### What the task requires
Across the data below, how many lines hold "this"? Answer with that number and nothing else.

### Data provided
** Start **
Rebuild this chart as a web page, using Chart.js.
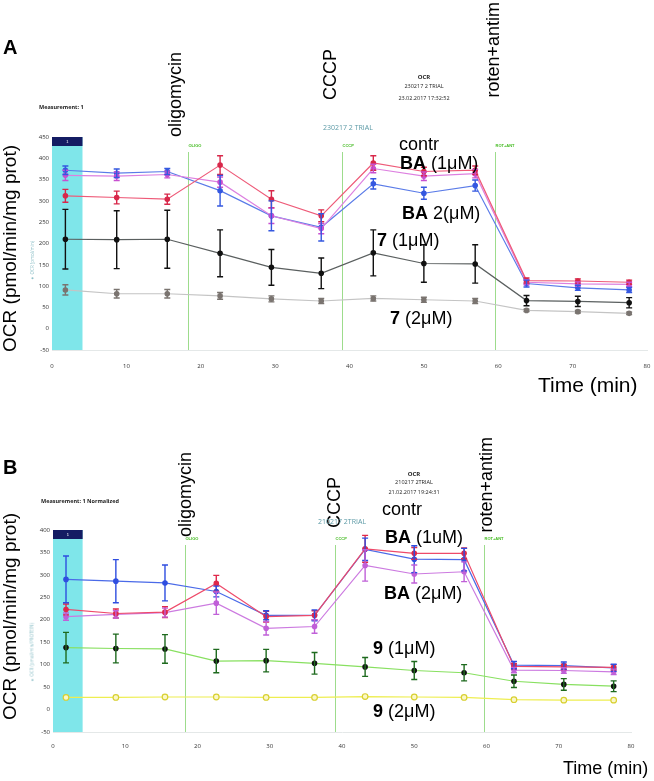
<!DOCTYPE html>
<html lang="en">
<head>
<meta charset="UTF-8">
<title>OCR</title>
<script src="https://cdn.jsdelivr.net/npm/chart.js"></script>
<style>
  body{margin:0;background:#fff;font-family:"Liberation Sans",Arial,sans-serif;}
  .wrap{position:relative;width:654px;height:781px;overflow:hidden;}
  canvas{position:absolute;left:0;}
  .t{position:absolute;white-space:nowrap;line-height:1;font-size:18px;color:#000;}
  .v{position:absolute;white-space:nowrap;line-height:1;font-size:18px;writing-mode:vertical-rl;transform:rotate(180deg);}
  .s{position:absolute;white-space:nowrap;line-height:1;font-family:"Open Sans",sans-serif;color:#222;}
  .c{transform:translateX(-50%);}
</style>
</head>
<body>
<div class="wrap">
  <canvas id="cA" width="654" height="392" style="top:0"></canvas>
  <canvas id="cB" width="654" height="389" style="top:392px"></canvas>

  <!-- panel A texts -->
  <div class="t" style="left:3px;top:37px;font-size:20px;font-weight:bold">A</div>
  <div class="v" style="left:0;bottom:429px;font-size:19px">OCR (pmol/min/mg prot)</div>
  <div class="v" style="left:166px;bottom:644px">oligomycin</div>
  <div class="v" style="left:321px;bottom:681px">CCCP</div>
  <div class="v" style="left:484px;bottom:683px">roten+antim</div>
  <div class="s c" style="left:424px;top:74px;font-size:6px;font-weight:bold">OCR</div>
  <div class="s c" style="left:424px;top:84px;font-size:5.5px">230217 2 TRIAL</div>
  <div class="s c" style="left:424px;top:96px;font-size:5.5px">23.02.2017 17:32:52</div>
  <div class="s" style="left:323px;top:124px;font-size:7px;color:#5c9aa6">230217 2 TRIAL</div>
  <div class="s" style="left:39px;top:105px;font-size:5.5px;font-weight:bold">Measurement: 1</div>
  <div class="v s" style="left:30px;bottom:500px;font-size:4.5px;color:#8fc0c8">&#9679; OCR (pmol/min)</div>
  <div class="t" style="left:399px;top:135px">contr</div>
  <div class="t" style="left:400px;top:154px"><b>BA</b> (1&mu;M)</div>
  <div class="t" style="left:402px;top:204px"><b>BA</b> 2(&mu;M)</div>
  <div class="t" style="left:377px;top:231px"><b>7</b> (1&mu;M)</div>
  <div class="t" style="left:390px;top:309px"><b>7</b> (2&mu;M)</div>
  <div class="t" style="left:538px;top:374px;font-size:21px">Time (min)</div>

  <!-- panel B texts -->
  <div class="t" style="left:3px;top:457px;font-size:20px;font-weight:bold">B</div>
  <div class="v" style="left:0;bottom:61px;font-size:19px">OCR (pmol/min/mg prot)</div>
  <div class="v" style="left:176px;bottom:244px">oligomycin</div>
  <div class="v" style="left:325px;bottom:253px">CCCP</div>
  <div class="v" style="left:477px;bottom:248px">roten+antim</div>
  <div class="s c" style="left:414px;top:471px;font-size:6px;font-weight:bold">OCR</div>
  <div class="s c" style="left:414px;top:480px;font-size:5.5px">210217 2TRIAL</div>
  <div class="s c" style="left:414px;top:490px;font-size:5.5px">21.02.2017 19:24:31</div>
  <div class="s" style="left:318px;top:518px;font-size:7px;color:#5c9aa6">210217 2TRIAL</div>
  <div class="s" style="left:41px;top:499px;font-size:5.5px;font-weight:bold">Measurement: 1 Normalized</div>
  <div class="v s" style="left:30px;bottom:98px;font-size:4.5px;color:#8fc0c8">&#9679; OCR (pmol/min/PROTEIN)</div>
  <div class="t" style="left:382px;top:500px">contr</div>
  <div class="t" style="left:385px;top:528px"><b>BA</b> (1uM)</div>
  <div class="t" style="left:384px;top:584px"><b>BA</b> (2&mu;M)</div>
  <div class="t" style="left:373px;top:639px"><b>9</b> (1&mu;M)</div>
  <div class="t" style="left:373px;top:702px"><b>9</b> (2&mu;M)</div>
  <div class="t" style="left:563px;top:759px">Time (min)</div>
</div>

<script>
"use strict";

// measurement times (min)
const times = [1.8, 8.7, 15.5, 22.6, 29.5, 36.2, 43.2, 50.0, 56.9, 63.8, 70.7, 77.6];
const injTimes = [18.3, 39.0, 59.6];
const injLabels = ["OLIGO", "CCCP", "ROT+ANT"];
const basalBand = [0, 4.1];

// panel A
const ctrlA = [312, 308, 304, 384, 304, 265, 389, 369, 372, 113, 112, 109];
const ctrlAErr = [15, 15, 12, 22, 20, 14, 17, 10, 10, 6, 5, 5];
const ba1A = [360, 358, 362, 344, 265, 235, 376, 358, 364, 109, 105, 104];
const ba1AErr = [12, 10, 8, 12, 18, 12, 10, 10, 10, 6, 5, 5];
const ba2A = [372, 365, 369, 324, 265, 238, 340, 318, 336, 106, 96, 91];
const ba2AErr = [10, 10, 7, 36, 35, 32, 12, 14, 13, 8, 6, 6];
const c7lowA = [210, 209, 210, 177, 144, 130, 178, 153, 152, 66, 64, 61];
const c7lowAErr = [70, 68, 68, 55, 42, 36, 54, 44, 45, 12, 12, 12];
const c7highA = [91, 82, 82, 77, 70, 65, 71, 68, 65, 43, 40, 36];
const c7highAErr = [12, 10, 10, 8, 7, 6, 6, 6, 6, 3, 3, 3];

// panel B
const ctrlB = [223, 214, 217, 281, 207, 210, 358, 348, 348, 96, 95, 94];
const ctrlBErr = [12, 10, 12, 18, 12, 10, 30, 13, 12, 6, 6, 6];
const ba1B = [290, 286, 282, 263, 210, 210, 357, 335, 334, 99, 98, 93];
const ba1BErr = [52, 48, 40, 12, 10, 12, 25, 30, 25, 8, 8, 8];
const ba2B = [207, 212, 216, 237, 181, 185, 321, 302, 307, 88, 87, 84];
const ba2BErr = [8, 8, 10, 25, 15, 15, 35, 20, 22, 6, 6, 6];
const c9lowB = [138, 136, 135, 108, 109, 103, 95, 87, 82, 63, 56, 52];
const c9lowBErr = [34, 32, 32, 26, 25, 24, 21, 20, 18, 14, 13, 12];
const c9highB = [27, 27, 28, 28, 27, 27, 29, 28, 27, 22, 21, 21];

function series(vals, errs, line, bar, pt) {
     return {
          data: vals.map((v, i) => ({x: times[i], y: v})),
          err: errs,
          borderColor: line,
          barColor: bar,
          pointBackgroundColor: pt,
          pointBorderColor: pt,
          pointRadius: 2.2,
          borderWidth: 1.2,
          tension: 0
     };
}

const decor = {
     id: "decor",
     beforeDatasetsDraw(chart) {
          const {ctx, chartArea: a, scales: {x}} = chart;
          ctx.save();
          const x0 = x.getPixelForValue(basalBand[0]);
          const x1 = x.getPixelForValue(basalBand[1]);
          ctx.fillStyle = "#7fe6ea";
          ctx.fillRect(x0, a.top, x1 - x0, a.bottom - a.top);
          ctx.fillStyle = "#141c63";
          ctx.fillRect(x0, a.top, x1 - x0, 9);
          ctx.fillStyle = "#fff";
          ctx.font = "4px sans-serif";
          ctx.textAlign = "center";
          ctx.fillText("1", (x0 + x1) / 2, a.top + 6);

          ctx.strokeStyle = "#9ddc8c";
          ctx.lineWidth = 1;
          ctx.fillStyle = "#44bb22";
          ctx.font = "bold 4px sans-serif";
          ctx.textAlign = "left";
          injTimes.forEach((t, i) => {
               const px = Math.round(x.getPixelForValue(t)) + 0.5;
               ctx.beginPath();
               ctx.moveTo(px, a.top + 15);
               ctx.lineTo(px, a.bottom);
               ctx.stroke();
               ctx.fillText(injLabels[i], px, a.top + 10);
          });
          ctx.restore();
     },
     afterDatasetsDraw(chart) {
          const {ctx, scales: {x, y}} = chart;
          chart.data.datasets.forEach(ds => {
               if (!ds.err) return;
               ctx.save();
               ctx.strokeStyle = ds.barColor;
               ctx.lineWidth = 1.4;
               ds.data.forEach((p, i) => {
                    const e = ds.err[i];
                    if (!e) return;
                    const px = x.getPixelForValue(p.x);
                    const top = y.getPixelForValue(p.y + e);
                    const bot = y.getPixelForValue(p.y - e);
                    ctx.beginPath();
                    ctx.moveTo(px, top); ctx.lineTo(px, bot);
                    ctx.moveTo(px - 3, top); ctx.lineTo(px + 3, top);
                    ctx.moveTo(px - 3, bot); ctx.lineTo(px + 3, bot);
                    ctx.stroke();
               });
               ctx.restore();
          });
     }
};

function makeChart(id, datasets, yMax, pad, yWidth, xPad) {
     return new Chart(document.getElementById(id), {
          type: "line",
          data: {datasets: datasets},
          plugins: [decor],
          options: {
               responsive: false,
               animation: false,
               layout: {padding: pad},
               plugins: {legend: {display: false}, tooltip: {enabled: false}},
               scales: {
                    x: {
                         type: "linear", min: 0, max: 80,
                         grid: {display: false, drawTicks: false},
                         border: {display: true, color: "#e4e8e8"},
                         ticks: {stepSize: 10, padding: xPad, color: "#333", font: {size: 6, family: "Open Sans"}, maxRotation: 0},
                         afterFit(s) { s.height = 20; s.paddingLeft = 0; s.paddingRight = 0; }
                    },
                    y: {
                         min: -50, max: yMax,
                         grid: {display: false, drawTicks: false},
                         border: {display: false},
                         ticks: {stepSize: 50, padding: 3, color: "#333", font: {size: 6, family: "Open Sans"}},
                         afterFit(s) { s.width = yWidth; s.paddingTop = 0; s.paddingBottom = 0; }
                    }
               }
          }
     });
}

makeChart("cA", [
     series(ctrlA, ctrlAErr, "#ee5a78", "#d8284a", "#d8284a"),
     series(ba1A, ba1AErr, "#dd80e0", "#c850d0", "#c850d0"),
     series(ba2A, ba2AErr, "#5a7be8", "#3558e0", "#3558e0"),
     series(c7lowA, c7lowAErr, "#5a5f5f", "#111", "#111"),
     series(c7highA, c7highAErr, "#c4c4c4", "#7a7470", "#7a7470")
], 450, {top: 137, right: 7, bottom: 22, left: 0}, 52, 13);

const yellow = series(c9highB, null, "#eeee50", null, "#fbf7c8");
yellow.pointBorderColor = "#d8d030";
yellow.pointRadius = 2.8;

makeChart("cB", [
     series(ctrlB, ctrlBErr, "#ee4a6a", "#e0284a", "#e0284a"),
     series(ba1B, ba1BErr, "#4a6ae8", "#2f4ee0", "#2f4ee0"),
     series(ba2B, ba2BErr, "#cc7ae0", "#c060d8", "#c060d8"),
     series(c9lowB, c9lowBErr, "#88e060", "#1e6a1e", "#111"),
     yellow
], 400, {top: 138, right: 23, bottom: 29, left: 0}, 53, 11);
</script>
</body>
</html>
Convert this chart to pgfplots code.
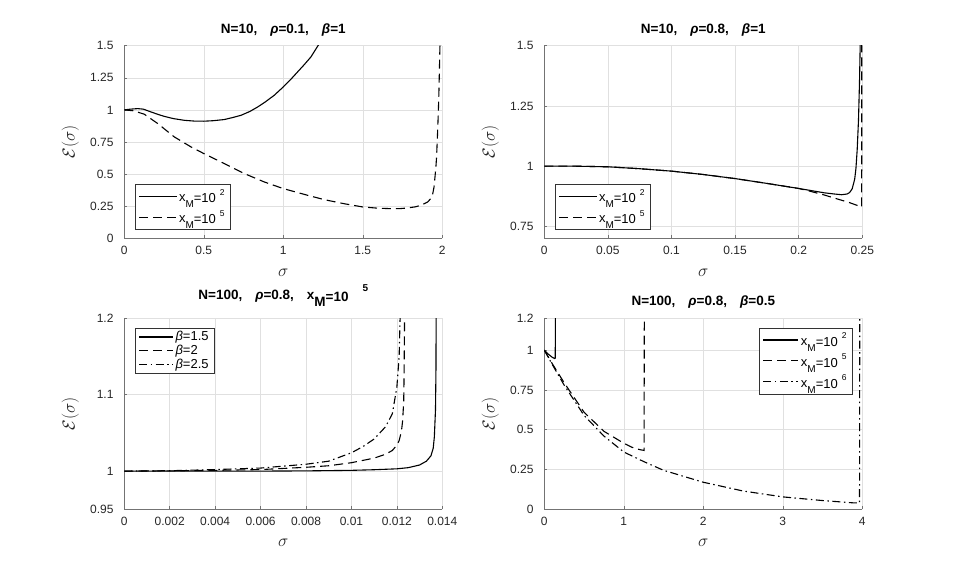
** End **
### Final result
2